At the end of the interview, you have to make a decision – “hire” or “no hire”.  Often, it’s obvious.  But if there is any doubt in my mind, I find it really useful to write down the reasons and talk them through with somebody else who has made a lot of hiring decisions.  By the time I finish explaining the analysis, I almost always realize that I’ve made up my mind, and can ground the answer in solid reasons.

The people you hire will largely determine how successful your team is, so choose wisely.  Good luck!

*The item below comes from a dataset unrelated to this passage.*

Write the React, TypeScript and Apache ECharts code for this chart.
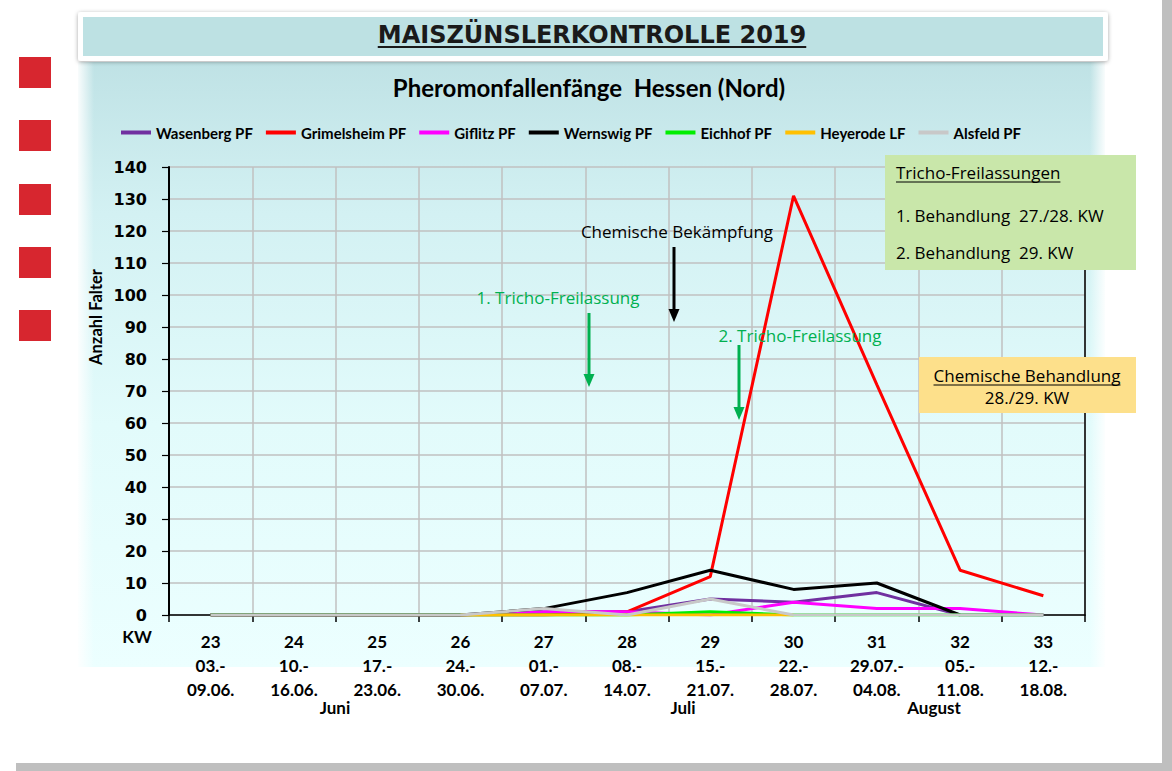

Kissing Frogs: Preparing for an Interview

One of the most important things you ever do is to interview people for a job on your team, and it’s hard to do it right – people don’t come neatly labeled.  But somehow, you need to figure out if this person is that great ingredient you can mix into the stew of your team and make it better.  I’m going to spend the next three posts on interviewing, and we’ll start with getting ready.

What Kind of Prince Do We Need?

We work at FriskyCo, a small technology startup, and we need to hire a great database engineer to design, build, and run our back end storage systems.  Let’s start out by making a very short list of hard requirements.  And really, these supposedly “hard” requirements are just “highly desirable” – somebody who has some other amazing strength might be a good bet even if they look very different from the person we thought we were looking for.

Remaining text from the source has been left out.